- Directed by: Kazem Masoumi
- Written by: Masoud Sabbah, Dariush Mokhtari, and Kazem Masoumi
- Produced by: Kazem Masoumi
- Starring: Hossein Mahjoub, Hamid Farrokhnezhad, Babak Hamidiyan, Ali Ahmadi, and Hossein Norouzi
- Release date: 2004;
- Running time: 84 minutes
- Country: Iran
- Language: Persian

= Big Drum Under Left Foot =

Big Drum Under Left Foot (طبل بزرگ زیر پای چپ; also known as Left Foot Forward on the Beat) is a 2004 Iranian war drama directed by Kazem Masoumi. The story of movie is about the Iran–Iraq War. It was entered into the 27th Moscow International Film Festival.

==Plot==
A group of Iranian troops are trapped in a trench on the front-lines.

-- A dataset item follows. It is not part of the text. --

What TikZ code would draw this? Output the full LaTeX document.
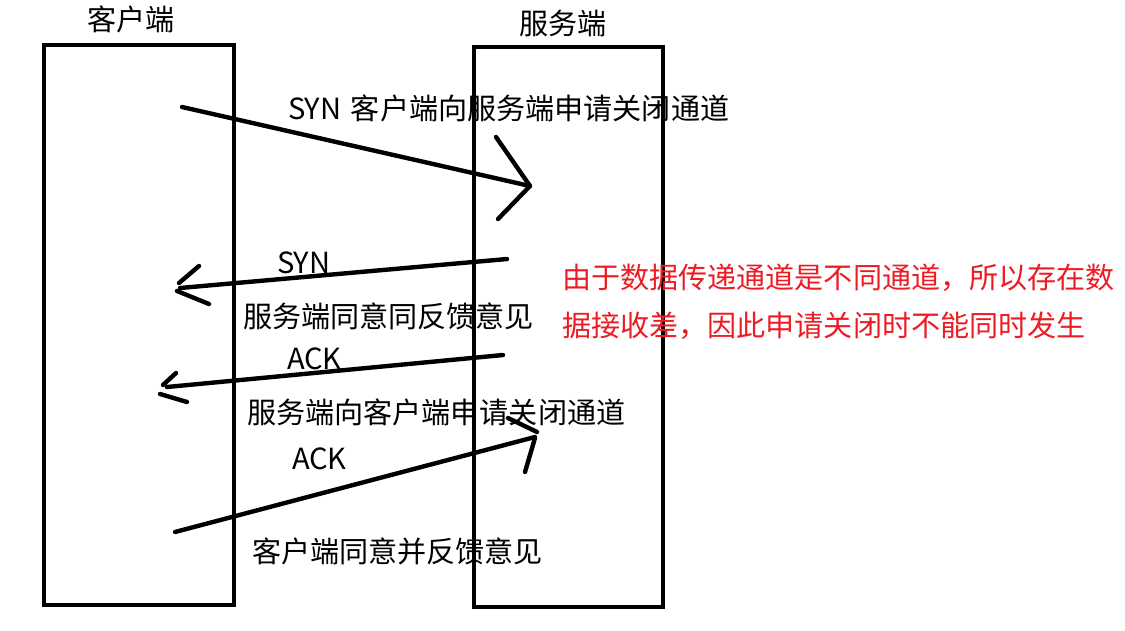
\documentclass[tikz,border=0pt]{standalone}
\usepackage{fontspec}
\setmainfont{Noto Sans CJK SC}
\definecolor{notered}{RGB}{237,28,36}
\begin{document}
\begin{tikzpicture}[x=1pt,y=-1pt,
  box/.style={draw=black,line width=4.5pt,minimum width=#1,inner sep=0pt,outer sep=0pt},
  stroke/.style={draw=black,line width=4.4pt,line cap=round,line join=round},
  lbl/.style={inner sep=0pt,outer sep=0pt,font=\fontsize{29.1}{48}\selectfont,text=black},
  note/.style={inner sep=0pt,outer sep=0pt,font=\fontsize{29.1}{48}\selectfont,text=notered,align=left}]
\useasboundingbox[fill=white] (0,0) rectangle (1125,630);
% boxes
\node[box=190pt,minimum height=560pt] (client) at (139,325) {};
\node[box=189pt,minimum height=560pt] (server) at (568.5,327) {};
% titles
\node[lbl] (clientt) at (131,19) {客户端};
\node[lbl] (servert) at (563,23) {服务端};
% endpoints
\coordinate (a1s) at (182,107);
\coordinate (a1e) at (530,186);
\coordinate (a1u) at (496,137);
\coordinate (a1l) at (498,219);
\coordinate (a2s) at (507,259);
\coordinate (a2e) at (180,288);
\coordinate (h2a) at (199,266);
\coordinate (h2b) at (179,283);
\coordinate (h2c) at (177,291);
\coordinate (h2d) at (209,304);
\coordinate (a3s) at (503,355);
\coordinate (a3e) at (167,387);
\coordinate (h3a) at (176,373);
\coordinate (h3b) at (163,385);
\coordinate (h3c) at (160,394);
\coordinate (h3d) at (187,402);
\coordinate (a4s) at (175,532);
\coordinate (a4e) at (535,437);
\coordinate (h4a) at (508,418);
\coordinate (h4b) at (537,432);
\coordinate (h4c) at (535,438);
\coordinate (h4d) at (525,472);
% arrows
\draw[stroke] (a1s) -- (a1e);
\draw[stroke] (a1u) -- (a1e) -- (a1l);
\draw[stroke] (a2s) -- (a2e);
\draw[stroke] (h2a) -- (h2b);
\draw[stroke] (h2c) -- (h2d);
\draw[stroke] (a3s) -- (a3e);
\draw[stroke] (h3a) -- (h3b);
\draw[stroke] (h3c) -- (h3d);
\draw[stroke] (a4s) -- (a4e);
\draw[stroke] (h4a) -- (h4b);
\draw[stroke] (h4c) -- (h4d);
% labels
\node[lbl,anchor=west] (l1) at (288,108) {SYN\hspace{3pt} 客户端向服务端申请关闭通道};
\node[lbl,anchor=west] (l2) at (277,263) {SYN};
\node[lbl,anchor=west] (l3) at (243,316) {服务端同意同反馈意见};
\node[lbl,anchor=west] (l4) at (287,359) {ACK};
\node[lbl,anchor=west] (l5) at (247,412) {服务端向客户端申请关闭通道};
\node[lbl,anchor=west] (l6) at (292,459) {ACK};
\node[lbl,anchor=west] (l7) at (252,551) {客户端同意并反馈意见};
\node[note,anchor=north west] (n1) at (562,264) {由于数据传递通道是不同通道，所以存在数\\据接收差，因此申请关闭时不能同时发生};
\end{tikzpicture}
\end{document}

They are suffering from lack of water. Raising a white flag, one of the Iranian soldiers goes to the only spring in the region which is located between the two front lines. At that moment it is revealed that the Iraqi side has the same problem, and has also sent a man to fetch water from the spring. The Iranian group's commander is considering the situation when suddenly a mortar bomb hits just behind the Iranian front line. The commander, fearing an ambush, shoots and kills the Iraqi soldier. Subsequently, it is revealed that the Iraqi soldier was alone and that no ambush was intended. Ashamed of his actions in the light of this new information, the Iranian commander commits suicide.

==Reception==
The film takes a critical view of the Iran–Iraq War, opposing the narrative of Iranian government's view. The film challenges the Iranian government's narrative which regards this conflict as holy war. The film was banned in Iran for some times.

==Title==
The title of the film refers to a command used in the Iranian army to regulate the marching of soldiers during parade.